From 1 December 2017 all applications made by private landlords concerning eviction and civil proceedings must be made to the First-tier Tribunal for Scotland Housing and Property Chamber (FTT). Jurisdiction in such matters transferred from the Sheriff Court to the FTT by section 16 of Housing (Scotland) Act 2014. The FTT sits in Glasgow headed by a Chamber President and is comprised of legal members and ordinary members who are well versed in the legal aspects of the housing and property sphere.
Since the jurisdictional shift, I have dealt with numerous applications on behalf of landlords. The process has been quite refreshing. Applications are relatively straight forward in design. Hearings take place in neutral venues across the country outside of the formal court setting litigators are accustomed to. The FTT’s services are free of charge making the process more cost effective for our clients. Formal lodging by email is also a welcome benefit.

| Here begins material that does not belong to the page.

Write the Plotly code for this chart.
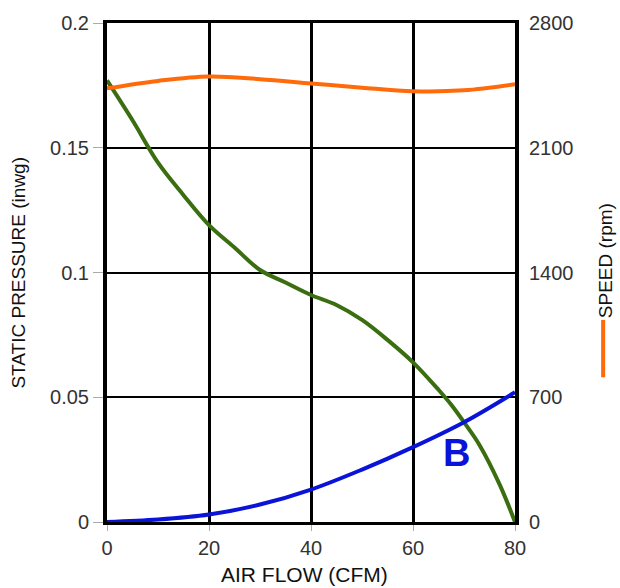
import plotly.graph_objects as go

flow = [0, 5, 10, 15, 20, 25, 30, 35, 40, 45, 50, 55, 60, 65, 67.5, 70, 73, 77, 80]
pressure = [0.177, 0.161, 0.144, 0.131, 0.119, 0.110, 0.101, 0.096, 0.091, 0.087, 0.081, 0.073, 0.064, 0.053, 0.047, 0.040, 0.031, 0.015, 0.0]

speed_flow = [0, 10, 20, 30, 40, 50, 60, 70, 80]
speed = [2433, 2475, 2500, 2485, 2461, 2437, 2417, 2422, 2456]

b_flow = [0, 10, 20, 30, 40, 50, 60, 70, 80]
b_curve = [0.0, 0.001, 0.003, 0.007, 0.013, 0.021, 0.030, 0.040, 0.052]

x_ticks = [0, 20, 40, 60, 80]
y_ticks = [0, 0.05, 0.1, 0.15, 0.2]
y_tick_text = ["0", "0.05", "0.1", "0.15", "0.2"]
y2_ticks = [0, 700, 1400, 2100, 2800]

font = "Liberation Sans, Arial, sans-serif"
title_col = "#111"

fig = go.Figure()
fig.add_trace(go.Scatter(x=flow, y=pressure, mode="lines",
                         line=dict(color="#3a6e10", width=4, shape="spline"), showlegend=False))
fig.add_trace(go.Scatter(x=b_flow, y=b_curve, mode="lines",
                         line=dict(color="#0a14d8", width=4, shape="spline"), showlegend=False))
fig.add_trace(go.Scatter(x=speed_flow, y=speed, mode="lines", yaxis="y2",
                         line=dict(color="#ff6a0a", width=4, shape="spline"), showlegend=False))

fig.add_annotation(x=68.5, y=0.0275, xref="x", yref="y", text="<b>B</b>", showarrow=False,
                   font=dict(family=font, size=38, color="#0a14d8"))

# axis titles
fig.add_annotation(x=-0.218, y=0.50, xref="paper", yref="paper", text="STATIC PRESSURE (inwg)",
                   textangle=-90, showarrow=False, xanchor="center", yanchor="middle",
                   font=dict(family=font, size=19, color=title_col))
fig.add_annotation(x=1.221, y=0.523, xref="paper", yref="paper", text="SPEED (rpm)",
                   textangle=-90, showarrow=False, xanchor="center", yanchor="middle",
                   font=dict(family=font, size=19, color=title_col))
fig.add_annotation(x=0.483, y=-0.105, xref="paper", yref="paper", text="AIR FLOW (CFM)",
                   showarrow=False, xanchor="center", yanchor="middle",
                   font=dict(family=font, size=21, color=title_col))

# orange legend swatch beside the speed axis title
fig.add_shape(type="line", xref="paper", yref="paper", x0=1.216, x1=1.216, y0=0.29, y1=0.405,
              line=dict(color="#ff6a0a", width=4))

fig.update_layout(
    width=620, height=588,
    margin=dict(l=107, r=105, t=18, b=66),
    plot_bgcolor="white", paper_bgcolor="white",
    font=dict(family=font, size=20, color="#333"),
    xaxis=dict(range=[0, 80], tickvals=x_ticks, showgrid=True, gridcolor="black", gridwidth=3,
               zeroline=False, showline=True, linecolor="black", linewidth=3, mirror=True,
               ticks="outside", ticklen=6, tickcolor="#aaa"),
    yaxis=dict(range=[0, 0.2], tickvals=y_ticks, ticktext=y_tick_text, showgrid=True,
               gridcolor="black", gridwidth=2, zeroline=False, showline=True, linecolor="black",
               linewidth=4, mirror=True, ticks="outside", ticklen=10, tickcolor="#aaa"),
    yaxis2=dict(range=[0, 2800], tickvals=y2_ticks, overlaying="y", side="right", showgrid=False,
                zeroline=False, showline=False, ticks="", ticklabelstandoff=13),
)

fig.write_html("out.html")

However, the decisions emanating from the FTT have been inconsistent, particularly with regards awarding 8% judicial interest on claims for payment of rent arrears. It was common place to crave interest on orders for payment in the old Sheriff Court Summary Cause procedure in actions relating to heritable property. Where interest is included in a decree/extract, it was deemed to be at the rate of 8% as specified by Act of Sederunt (Interest in Sheriff Court Decrees and Extracts) 1993 and the Sheriff Courts (Scotland) Extracts Act 1892. In terms of section 16 of the Housing (Scotland) Act 2014 “The functions and jurisdiction of the sheriff in relation to actions arising from…. an assured tenancy (within the meaning of section 12 of the Housing (Scotland) Act 1988) are transferred to the First-Tier Tribunal”. Given that a sheriff had the ability to grant interest at the judicial rate, it seems clear to me that it is equally as competent for the FTT to grant interest at the judicial rate as well.